**REQUIRED TASK:** Reproduce the records below exactly, leaving out any pictures.

**STORED ROWS:**
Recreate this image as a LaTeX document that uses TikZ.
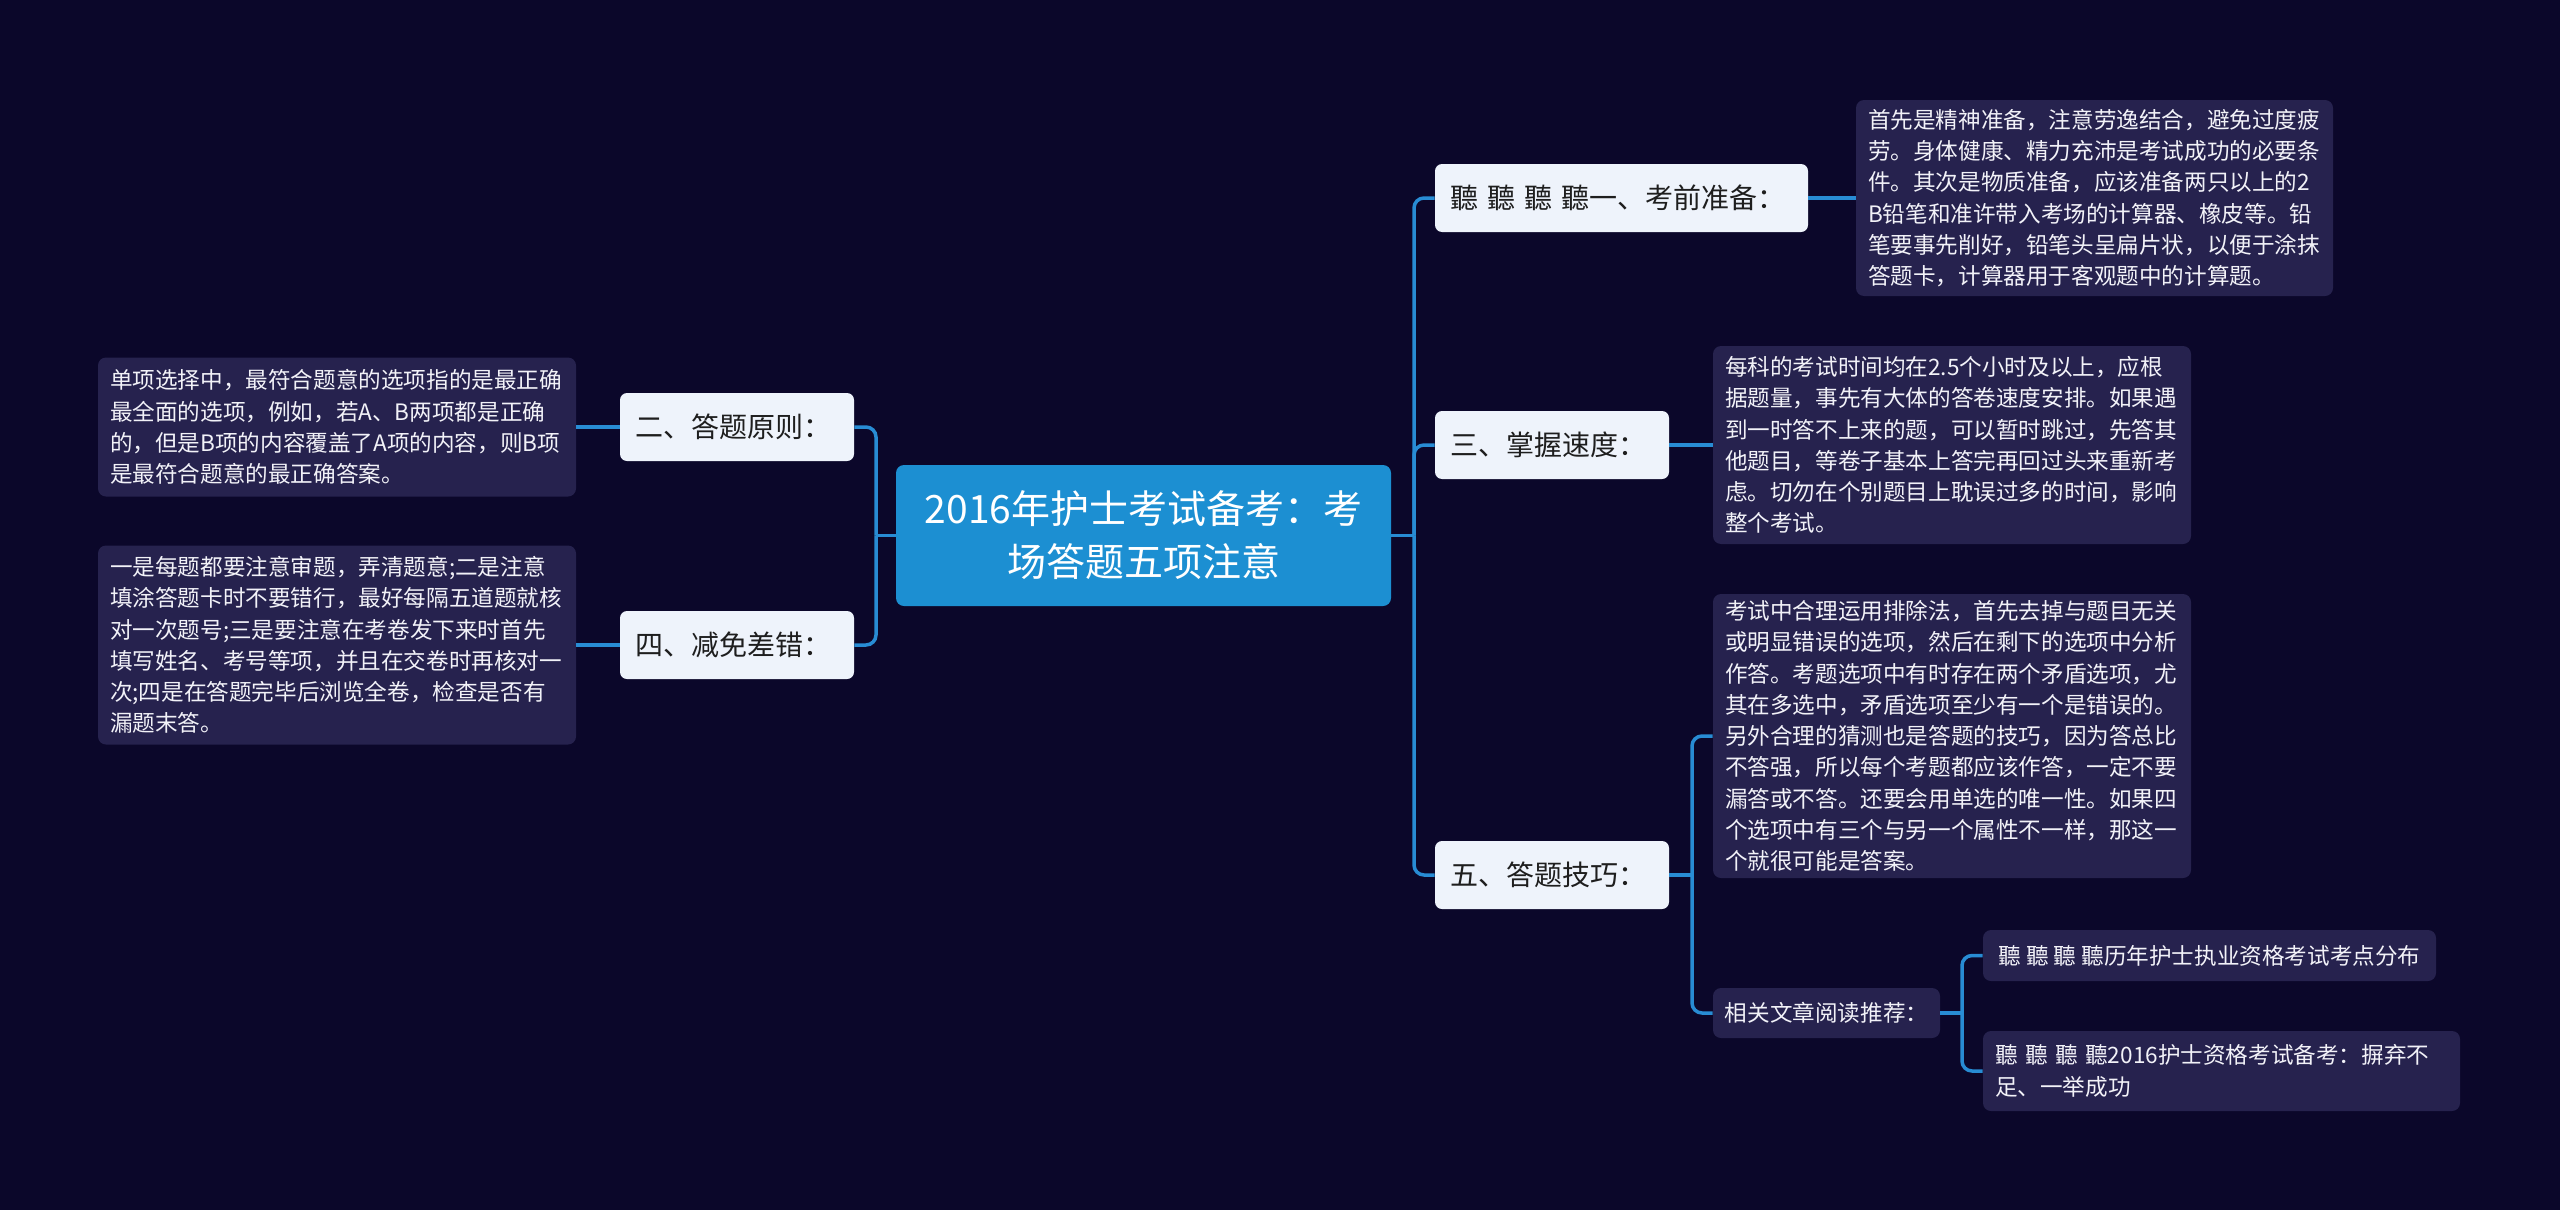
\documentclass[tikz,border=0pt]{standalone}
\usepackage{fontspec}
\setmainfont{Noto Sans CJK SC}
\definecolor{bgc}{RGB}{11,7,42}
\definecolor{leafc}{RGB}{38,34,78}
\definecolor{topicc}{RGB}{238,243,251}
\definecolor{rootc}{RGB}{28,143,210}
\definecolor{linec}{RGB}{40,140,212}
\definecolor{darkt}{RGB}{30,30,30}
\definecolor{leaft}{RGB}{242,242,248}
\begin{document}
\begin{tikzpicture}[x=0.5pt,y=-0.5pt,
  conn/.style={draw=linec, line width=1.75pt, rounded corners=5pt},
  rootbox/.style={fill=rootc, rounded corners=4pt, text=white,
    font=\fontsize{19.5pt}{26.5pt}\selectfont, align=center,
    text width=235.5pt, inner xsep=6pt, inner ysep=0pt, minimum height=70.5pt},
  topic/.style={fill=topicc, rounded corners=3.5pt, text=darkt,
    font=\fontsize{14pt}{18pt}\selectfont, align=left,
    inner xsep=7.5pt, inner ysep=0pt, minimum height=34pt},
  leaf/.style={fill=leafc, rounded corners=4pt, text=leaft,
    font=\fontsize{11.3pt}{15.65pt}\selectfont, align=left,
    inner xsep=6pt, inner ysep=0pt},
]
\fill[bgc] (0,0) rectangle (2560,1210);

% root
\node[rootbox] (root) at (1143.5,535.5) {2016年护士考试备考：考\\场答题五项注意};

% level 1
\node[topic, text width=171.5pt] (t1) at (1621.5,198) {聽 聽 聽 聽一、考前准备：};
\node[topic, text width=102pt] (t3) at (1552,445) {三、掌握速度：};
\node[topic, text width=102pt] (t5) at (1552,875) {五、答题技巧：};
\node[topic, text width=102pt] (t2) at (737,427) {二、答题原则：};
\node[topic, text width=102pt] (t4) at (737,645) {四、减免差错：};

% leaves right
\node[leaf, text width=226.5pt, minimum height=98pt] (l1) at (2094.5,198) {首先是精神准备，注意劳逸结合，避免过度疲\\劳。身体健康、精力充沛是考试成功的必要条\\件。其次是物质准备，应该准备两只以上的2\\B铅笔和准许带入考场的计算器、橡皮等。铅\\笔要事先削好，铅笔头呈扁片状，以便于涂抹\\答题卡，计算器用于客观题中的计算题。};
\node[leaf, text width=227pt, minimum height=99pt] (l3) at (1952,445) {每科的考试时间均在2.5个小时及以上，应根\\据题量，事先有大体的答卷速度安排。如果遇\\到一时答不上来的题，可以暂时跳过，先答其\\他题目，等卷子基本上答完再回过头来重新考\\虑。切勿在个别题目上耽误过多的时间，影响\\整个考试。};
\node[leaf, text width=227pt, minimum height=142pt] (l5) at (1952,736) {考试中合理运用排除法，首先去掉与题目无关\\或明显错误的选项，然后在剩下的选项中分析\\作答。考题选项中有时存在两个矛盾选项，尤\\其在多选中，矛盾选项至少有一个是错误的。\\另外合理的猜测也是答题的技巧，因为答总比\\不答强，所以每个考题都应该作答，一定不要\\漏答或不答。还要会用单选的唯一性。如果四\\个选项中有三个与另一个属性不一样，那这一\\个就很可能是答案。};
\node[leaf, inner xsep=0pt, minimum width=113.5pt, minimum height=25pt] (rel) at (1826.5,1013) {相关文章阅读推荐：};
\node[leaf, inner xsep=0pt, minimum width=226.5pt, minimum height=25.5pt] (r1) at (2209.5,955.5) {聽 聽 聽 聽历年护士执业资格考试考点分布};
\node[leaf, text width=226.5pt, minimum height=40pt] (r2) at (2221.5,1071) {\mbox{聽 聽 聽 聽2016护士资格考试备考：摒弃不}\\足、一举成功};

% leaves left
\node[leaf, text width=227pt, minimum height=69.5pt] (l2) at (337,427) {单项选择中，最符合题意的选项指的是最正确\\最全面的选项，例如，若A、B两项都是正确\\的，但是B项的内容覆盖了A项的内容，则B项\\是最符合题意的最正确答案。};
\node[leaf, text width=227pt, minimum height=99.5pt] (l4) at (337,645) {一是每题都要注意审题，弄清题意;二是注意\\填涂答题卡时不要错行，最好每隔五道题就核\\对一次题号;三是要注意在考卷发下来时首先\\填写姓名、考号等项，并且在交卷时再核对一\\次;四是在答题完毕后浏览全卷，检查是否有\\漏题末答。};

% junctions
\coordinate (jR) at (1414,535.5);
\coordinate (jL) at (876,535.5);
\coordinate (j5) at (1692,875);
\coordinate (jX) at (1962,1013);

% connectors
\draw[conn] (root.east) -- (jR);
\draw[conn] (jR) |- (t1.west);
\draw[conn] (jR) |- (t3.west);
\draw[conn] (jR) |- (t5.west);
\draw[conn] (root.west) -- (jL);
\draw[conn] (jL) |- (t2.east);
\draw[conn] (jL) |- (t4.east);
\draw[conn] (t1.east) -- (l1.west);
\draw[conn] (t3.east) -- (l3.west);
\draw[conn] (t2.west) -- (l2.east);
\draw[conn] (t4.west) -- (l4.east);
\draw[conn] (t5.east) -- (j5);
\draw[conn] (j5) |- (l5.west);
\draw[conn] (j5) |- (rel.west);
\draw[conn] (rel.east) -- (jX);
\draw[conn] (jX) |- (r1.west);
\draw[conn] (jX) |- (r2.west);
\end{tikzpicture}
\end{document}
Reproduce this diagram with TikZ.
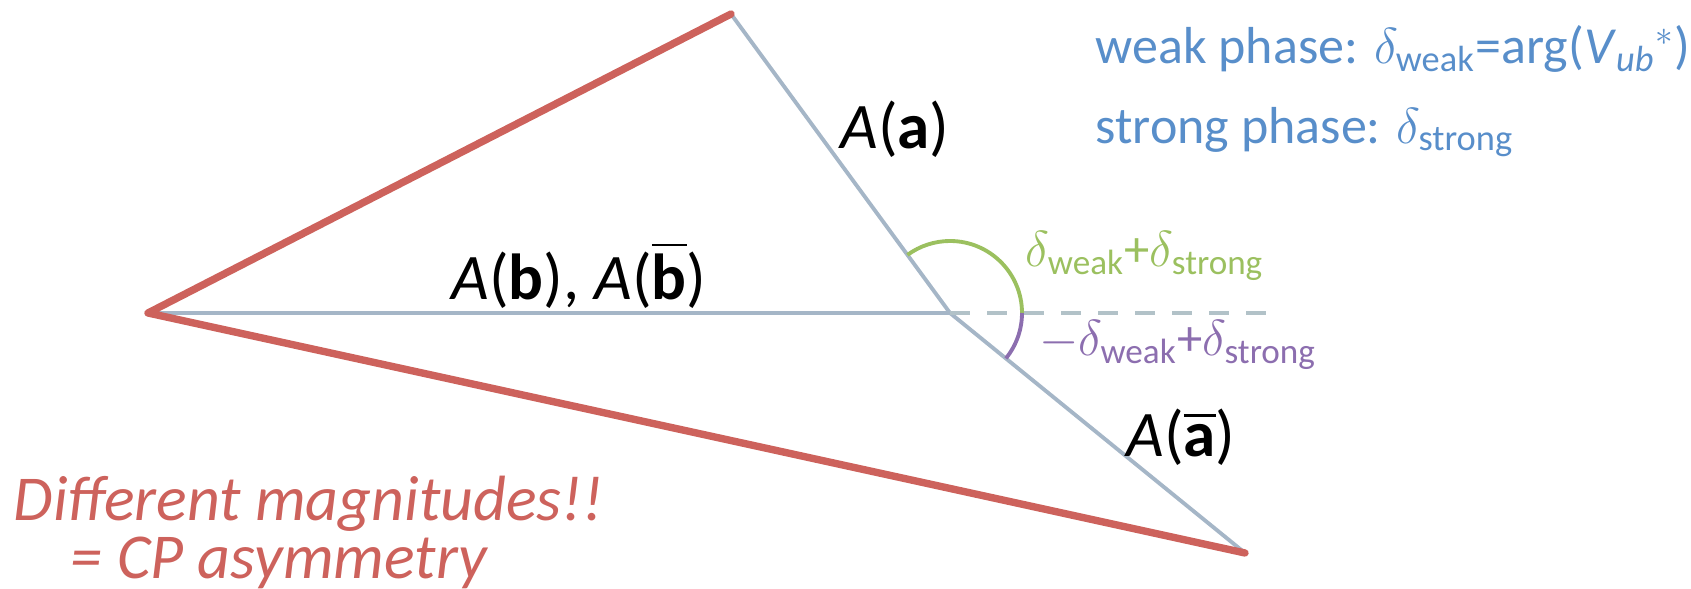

**CORRECT RESULT:**
Recreate this image as a LaTeX document that uses TikZ.
\documentclass[tikz,border=0pt]{standalone}
\usepackage{fontspec}
\setmainfont{Noto Sans CJK SC}
\definecolor{bgc}{RGB}{11,7,42}
\definecolor{leafc}{RGB}{38,34,78}
\definecolor{topicc}{RGB}{238,243,251}
\definecolor{rootc}{RGB}{28,143,210}
\definecolor{linec}{RGB}{40,140,212}
\definecolor{darkt}{RGB}{30,30,30}
\definecolor{leaft}{RGB}{242,242,248}
\begin{document}
\begin{tikzpicture}[x=0.5pt,y=-0.5pt,
  conn/.style={draw=linec, line width=1.75pt, rounded corners=5pt},
  rootbox/.style={fill=rootc, rounded corners=4pt, text=white,
    font=\fontsize{19.5pt}{26.5pt}\selectfont, align=center,
    text width=235.5pt, inner xsep=6pt, inner ysep=0pt, minimum height=70.5pt},
  topic/.style={fill=topicc, rounded corners=3.5pt, text=darkt,
    font=\fontsize{14pt}{18pt}\selectfont, align=left,
    inner xsep=7.5pt, inner ysep=0pt, minimum height=34pt},
  leaf/.style={fill=leafc, rounded corners=4pt, text=leaft,
    font=\fontsize{11.3pt}{15.65pt}\selectfont, align=left,
    inner xsep=6pt, inner ysep=0pt},
]
\fill[bgc] (0,0) rectangle (2560,1210);

% root
\node[rootbox] (root) at (1143.5,535.5) {2016年护士考试备考：考\\场答题五项注意};

% level 1
\node[topic, text width=171.5pt] (t1) at (1621.5,198) {聽 聽 聽 聽一、考前准备：};
\node[topic, text width=102pt] (t3) at (1552,445) {三、掌握速度：};
\node[topic, text width=102pt] (t5) at (1552,875) {五、答题技巧：};
\node[topic, text width=102pt] (t2) at (737,427) {二、答题原则：};
\node[topic, text width=102pt] (t4) at (737,645) {四、减免差错：};

% leaves right
\node[leaf, text width=226.5pt, minimum height=98pt] (l1) at (2094.5,198) {首先是精神准备，注意劳逸结合，避免过度疲\\劳。身体健康、精力充沛是考试成功的必要条\\件。其次是物质准备，应该准备两只以上的2\\B铅笔和准许带入考场的计算器、橡皮等。铅\\笔要事先削好，铅笔头呈扁片状，以便于涂抹\\答题卡，计算器用于客观题中的计算题。};
\node[leaf, text width=227pt, minimum height=99pt] (l3) at (1952,445) {每科的考试时间均在2.5个小时及以上，应根\\据题量，事先有大体的答卷速度安排。如果遇\\到一时答不上来的题，可以暂时跳过，先答其\\他题目，等卷子基本上答完再回过头来重新考\\虑。切勿在个别题目上耽误过多的时间，影响\\整个考试。};
\node[leaf, text width=227pt, minimum height=142pt] (l5) at (1952,736) {考试中合理运用排除法，首先去掉与题目无关\\或明显错误的选项，然后在剩下的选项中分析\\作答。考题选项中有时存在两个矛盾选项，尤\\其在多选中，矛盾选项至少有一个是错误的。\\另外合理的猜测也是答题的技巧，因为答总比\\不答强，所以每个考题都应该作答，一定不要\\漏答或不答。还要会用单选的唯一性。如果四\\个选项中有三个与另一个属性不一样，那这一\\个就很可能是答案。};
\node[leaf, inner xsep=0pt, minimum width=113.5pt, minimum height=25pt] (rel) at (1826.5,1013) {相关文章阅读推荐：};
\node[leaf, inner xsep=0pt, minimum width=226.5pt, minimum height=25.5pt] (r1) at (2209.5,955.5) {聽 聽 聽 聽历年护士执业资格考试考点分布};
\node[leaf, text width=226.5pt, minimum height=40pt] (r2) at (2221.5,1071) {\mbox{聽 聽 聽 聽2016护士资格考试备考：摒弃不}\\足、一举成功};

% leaves left
\node[leaf, text width=227pt, minimum height=69.5pt] (l2) at (337,427) {单项选择中，最符合题意的选项指的是最正确\\最全面的选项，例如，若A、B两项都是正确\\的，但是B项的内容覆盖了A项的内容，则B项\\是最符合题意的最正确答案。};
\node[leaf, text width=227pt, minimum height=99.5pt] (l4) at (337,645) {一是每题都要注意审题，弄清题意;二是注意\\填涂答题卡时不要错行，最好每隔五道题就核\\对一次题号;三是要注意在考卷发下来时首先\\填写姓名、考号等项，并且在交卷时再核对一\\次;四是在答题完毕后浏览全卷，检查是否有\\漏题末答。};

% junctions
\coordinate (jR) at (1414,535.5);
\coordinate (jL) at (876,535.5);
\coordinate (j5) at (1692,875);
\coordinate (jX) at (1962,1013);

% connectors
\draw[conn] (root.east) -- (jR);
\draw[conn] (jR) |- (t1.west);
\draw[conn] (jR) |- (t3.west);
\draw[conn] (jR) |- (t5.west);
\draw[conn] (root.west) -- (jL);
\draw[conn] (jL) |- (t2.east);
\draw[conn] (jL) |- (t4.east);
\draw[conn] (t1.east) -- (l1.west);
\draw[conn] (t3.east) -- (l3.west);
\draw[conn] (t2.west) -- (l2.east);
\draw[conn] (t4.west) -- (l4.east);
\draw[conn] (t5.east) -- (j5);
\draw[conn] (j5) |- (l5.west);
\draw[conn] (j5) |- (rel.west);
\draw[conn] (rel.east) -- (jX);
\draw[conn] (jX) |- (r1.west);
\draw[conn] (jX) |- (r2.west);
\end{tikzpicture}
\end{document}
Reproduce this diagram with TikZ.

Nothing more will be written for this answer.